We had a supervision session this morning and the usual frustration was evident as Karaj tried to talk to Kuldip. Kuldip said that having felt nervous on his way here this morning, he now felt relaxed. He went on to say that Karaj’s comments freak him out, but I told him he did not seem freaked out and that if he really wanted to sort himself out then he would be freaked out. His relaxed attitude is an indication of his arrogance.
Then the revelation came. As Kuldip was talking about the feelings he’d had on the way to the house this morning he said that one thought he’d had was, ‘What right do I have to sort myself out?’. This was it. Karaj repeated these words back to Kuldip over and over again telling him that until this attitude changes he is going nowhere and no-one can help him.
Karaj and I talked to Kuldip about Dev feeling his fear of coming to the house but coming nonetheless because he wants to sort himself out. Karaj talked of how close I had come to the brink on the day I went to my doctor’s in Rugby. I had phoned Karaj and as soon as I realised what I was doing I headed straight back to home, because I want to sort myself out. Everyone in the group wants to sort themselves out and none of us ever question our right to do so.
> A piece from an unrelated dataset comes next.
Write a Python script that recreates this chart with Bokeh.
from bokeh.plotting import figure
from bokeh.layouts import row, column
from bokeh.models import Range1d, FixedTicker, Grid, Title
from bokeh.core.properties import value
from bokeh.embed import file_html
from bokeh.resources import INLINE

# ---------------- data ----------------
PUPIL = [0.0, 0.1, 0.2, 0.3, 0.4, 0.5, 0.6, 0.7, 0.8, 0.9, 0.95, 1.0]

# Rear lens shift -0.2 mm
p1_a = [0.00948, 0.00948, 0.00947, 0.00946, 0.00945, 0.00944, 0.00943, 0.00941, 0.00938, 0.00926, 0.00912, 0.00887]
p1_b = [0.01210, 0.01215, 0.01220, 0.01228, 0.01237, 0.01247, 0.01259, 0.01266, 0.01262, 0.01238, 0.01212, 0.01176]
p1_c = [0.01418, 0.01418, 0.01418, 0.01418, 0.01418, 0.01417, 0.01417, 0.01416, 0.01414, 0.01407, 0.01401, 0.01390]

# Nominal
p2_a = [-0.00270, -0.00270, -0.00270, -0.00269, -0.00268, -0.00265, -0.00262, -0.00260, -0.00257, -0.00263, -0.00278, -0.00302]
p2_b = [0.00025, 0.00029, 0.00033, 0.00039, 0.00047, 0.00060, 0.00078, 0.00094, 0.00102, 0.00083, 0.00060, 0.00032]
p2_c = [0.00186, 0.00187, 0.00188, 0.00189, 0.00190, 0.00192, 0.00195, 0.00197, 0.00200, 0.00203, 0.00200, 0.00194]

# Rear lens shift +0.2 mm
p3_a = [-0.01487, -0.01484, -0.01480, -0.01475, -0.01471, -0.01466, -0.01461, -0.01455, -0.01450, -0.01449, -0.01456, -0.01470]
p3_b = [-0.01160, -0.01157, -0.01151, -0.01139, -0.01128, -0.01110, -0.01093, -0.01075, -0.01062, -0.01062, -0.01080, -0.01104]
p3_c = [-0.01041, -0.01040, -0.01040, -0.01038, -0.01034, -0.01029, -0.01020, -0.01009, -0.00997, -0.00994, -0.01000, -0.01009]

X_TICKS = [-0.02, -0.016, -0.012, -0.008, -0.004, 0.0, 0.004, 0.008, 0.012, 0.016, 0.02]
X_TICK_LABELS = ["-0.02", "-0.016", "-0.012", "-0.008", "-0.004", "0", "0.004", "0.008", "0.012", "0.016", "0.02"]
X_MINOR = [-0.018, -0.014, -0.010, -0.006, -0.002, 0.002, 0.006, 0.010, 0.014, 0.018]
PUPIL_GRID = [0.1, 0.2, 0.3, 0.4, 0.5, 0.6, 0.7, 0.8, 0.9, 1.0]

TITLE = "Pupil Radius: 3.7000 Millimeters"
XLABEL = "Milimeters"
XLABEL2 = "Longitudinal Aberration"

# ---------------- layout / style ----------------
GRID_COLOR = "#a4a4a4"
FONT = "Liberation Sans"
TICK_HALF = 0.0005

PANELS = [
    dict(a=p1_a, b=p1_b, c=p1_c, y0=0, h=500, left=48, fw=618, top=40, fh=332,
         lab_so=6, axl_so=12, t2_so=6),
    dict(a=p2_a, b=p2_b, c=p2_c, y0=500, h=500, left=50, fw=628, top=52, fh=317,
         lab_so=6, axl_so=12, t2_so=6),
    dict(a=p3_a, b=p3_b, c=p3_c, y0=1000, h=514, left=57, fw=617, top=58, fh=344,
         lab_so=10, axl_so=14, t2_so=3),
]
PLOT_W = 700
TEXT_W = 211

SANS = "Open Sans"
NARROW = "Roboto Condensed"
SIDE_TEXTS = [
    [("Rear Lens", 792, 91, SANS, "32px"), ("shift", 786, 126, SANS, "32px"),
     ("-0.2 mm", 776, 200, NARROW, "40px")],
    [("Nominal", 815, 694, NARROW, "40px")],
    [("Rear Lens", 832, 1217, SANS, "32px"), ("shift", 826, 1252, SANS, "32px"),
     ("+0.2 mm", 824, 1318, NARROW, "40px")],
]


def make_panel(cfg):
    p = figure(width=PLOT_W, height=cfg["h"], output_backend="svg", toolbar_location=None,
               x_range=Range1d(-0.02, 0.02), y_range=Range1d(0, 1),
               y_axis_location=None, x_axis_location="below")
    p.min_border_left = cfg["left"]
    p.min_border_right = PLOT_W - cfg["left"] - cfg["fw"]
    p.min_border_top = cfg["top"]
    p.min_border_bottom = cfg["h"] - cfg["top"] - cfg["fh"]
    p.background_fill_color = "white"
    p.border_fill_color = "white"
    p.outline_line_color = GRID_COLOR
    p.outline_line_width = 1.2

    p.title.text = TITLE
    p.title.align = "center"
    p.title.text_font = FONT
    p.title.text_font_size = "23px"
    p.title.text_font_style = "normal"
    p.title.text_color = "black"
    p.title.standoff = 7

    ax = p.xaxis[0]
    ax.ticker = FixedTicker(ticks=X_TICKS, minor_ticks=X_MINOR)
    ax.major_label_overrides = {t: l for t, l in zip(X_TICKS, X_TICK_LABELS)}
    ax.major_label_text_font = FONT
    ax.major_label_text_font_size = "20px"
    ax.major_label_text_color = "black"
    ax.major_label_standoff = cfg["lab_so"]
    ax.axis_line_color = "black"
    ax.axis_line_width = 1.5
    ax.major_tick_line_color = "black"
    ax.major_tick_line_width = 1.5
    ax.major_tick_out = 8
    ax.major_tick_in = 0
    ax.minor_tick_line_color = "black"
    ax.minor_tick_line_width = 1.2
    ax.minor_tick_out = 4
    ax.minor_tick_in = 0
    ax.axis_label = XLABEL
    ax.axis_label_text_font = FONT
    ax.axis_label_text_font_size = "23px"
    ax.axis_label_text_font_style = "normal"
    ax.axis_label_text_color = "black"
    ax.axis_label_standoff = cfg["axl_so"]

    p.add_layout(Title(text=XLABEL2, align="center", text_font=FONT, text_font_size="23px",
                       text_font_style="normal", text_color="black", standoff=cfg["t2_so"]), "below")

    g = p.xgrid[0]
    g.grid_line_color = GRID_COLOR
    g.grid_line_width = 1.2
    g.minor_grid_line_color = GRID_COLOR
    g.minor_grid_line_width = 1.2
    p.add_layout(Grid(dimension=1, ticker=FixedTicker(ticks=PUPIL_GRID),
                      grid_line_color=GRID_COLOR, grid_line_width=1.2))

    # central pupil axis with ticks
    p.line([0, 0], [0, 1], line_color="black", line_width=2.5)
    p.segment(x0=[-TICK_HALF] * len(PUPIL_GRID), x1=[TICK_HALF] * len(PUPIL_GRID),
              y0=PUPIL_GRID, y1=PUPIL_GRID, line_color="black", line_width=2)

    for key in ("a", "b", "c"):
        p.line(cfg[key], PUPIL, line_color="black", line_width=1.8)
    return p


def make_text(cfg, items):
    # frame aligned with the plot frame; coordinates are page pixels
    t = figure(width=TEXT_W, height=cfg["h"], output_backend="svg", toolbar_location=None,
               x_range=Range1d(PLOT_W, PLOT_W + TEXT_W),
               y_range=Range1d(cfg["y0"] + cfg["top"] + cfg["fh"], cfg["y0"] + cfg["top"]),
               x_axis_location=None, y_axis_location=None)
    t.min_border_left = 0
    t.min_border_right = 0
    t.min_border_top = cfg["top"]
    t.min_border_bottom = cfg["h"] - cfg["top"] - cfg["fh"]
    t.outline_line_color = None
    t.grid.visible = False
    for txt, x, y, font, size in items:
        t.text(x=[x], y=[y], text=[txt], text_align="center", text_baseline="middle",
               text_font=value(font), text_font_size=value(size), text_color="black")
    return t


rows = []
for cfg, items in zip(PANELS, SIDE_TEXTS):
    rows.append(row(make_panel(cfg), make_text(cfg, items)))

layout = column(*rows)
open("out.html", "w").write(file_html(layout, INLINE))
After lunch I engaged Kuldip in the events of the morning. To my amazement I found that he could not remember the significant words he had uttered which had been so illuminating for Karaj. He made two inaccurate attempts before I asked him whether he had written them down. He produced his notes telling me that he had translated it as ‘Who do I think I am coming here?’. I was speechless. Not only could he not recall his own earth-shattering comments, but he had translated it and, in doing so, had trivialised it so that it could eventually fade from his memory altogether. Amazing.
After Karaj and Kuldip had finished putting up the wire fence at the very end of the garden ready for some more earth deposits, the three of us sat together for a supervision session. Kuldip started his feedback with the significant events of this morning but was still unable to recall his exact words. Karaj reacted in precisely the same way as I had done this afternoon. He could not believe that Kuldip couldn’t remember what he had said. Neither had he been able to write it down accurately. If I hadn’t been witness to it all from start to finish, I would not believe it. But it did happen. For the next forty minutes Kuldip was once again the focus of our attention.
We had intended to finish the angle-iron drawers we started yesterday but after another session with Kuldip during which we went round in the usual circles of frustration and disbelief, not getting anywhere, I felt like calling it a day. Karaj was later to tell me that this is precisely the time I should press on with my commitments. Anything else would be Child Ego State.
What happened was that Karaj and I went off together to do some preparation during which time we could regroup, refocus and then get on with the job in hand – that is good parenting. Don’t sit with the emotions and let them rule me. Had I gone home after the supervision in the garden I would have taken all the mayhem home with me. Instead, we worked very hard and ended the day on a satisfactory note with the completion of some very good work.